The Kids (Shortlisted, TS Eliot Prize 2021)
But the kids I taught, who came to me at the edge
of childhood - was it really, then, too late?
(‘Balloons’)
There’s an old adage that our pupils teach us far more than they are taught. The former teacher in me doesn’t quarrel with that, and nor, apparently, does Hannah Lowe. Drawn from her own ten years’ teaching in ‘an inner-city London sixth form’, the book erupts with classroom vibrancy, without confining itself to in-school tales. Every teacher will recognise moments (big moments) of being confronted by your own past as a child or pupil, where uninvited, your own childhood and adolescence invades your practice. In turn, your charges have lives which sometimes connect, sometimes sever, the beyond teaching time. And should you have children, your chalk-face experiences will also continue to haunt. The Kids is an extraordinary testament to the profession’s very personal dynamics.
and from her hands, tight-knitted hands, the notes
fell out, like gloves unravelling their wool.
(‘Bethena’)
Divided into three sections, the collection addresses in turn the classroom’s more direct provocations, the poet’s personal youthful challenges (both in school and beyond), and her observations of her own young son’s development. Throughout, she threads stories of life’s baggage not readily deposited at the school gates. Her relationship with her parents features strongly, and there are parallels with Raymond Antrobus’ work in her acutely courageous examination. The collection moves from where her superb Chick (Bloodaxe, 2013) left us, with the death of her Jamaican-Chinese father. That sense of never being quite adult until our parents are gone is potent.

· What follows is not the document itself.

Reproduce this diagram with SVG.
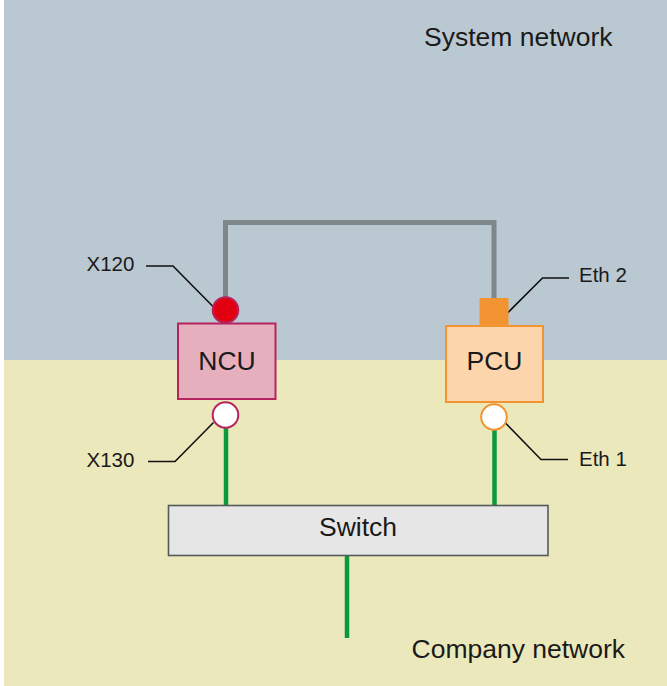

Written in sonnets, the cover describes the form as being ‘re-energised, becoming a classroom, a memory box and even a mind itself.’ I have a slight hesitation in agreeing fully, though the poems do all this and more, and I quibble a bit with Dalgit Nagra’s pronouncement that ‘Lowe makes the sonnet exciting for our age’. Undeniably, these are very exciting poems, but the sonnet has been punching well above its 14 line weight for centuries, and it continues to do so; it shows no evidence of decrepitude. It’s precisely its very vigour and versatility which has made the form the perfect channel for Lowe here. There’s the tension, sometimes taut to the edge of strangulation in certain stanzaic arrangements (how perfect to describe the horror of being kettled in ‘Welling 1993′); the volta’s daring potential; the possibility of fragmentation into couplets where required; the expectations of rhyme, thwarted or otherwise, and other far from decorative formal arrangements. Underpinning that, as always, the sonnet delivers love, with its ability to contain extremes effectively. Lowe’s deceptively deft employment of accessible language, and her sharp way with enjambment flex perfectly in the form’s structure. ‘There is no volta here,’sits in ‘The Art of Teaching II’, with perfect irony.
From her ‘Sonnet for the Punched Pocket’ with its ‘loud//clack-snap of steel’, ‘flattened, silenced, trapped[.]’, which has both a Sharon Olds’ Ode flavour and a metaphysical tang, to the painful indignity known to every teacher when faced with a row of knowing girls and their brandished trip-wire (‘Pepys’) through, to the tilting balance of how Lowe’s own mixed race heritage reaches her pupils, to the Rosies, Vlads, Janines and more, The Kids never misses its mark. In her perhaps expected examination of the intersectionality encountered in education, she does not flinch; ‘The Only English Kid’ examines what privilege might really be for ‘poor Johnny/ in his spotless Reeboks and blue Fred Perry’. That makes a pretty hard-edged contrast with her own teenage vulnerability as ‘oi pick-n-mixer!/ White wog! But I had skin the kids forgot’ (‘The Only Black Girl’).
Chick was a hard act to follow. In this painfully aware, complex and very dynamic collection, Hannah Lowe has more than succeeded. Anyone entering teaching would do well to read it. As would everyone else.
i.m. of Hannah McInally (1997-2021) who was at the beginning of her own teaching adventures.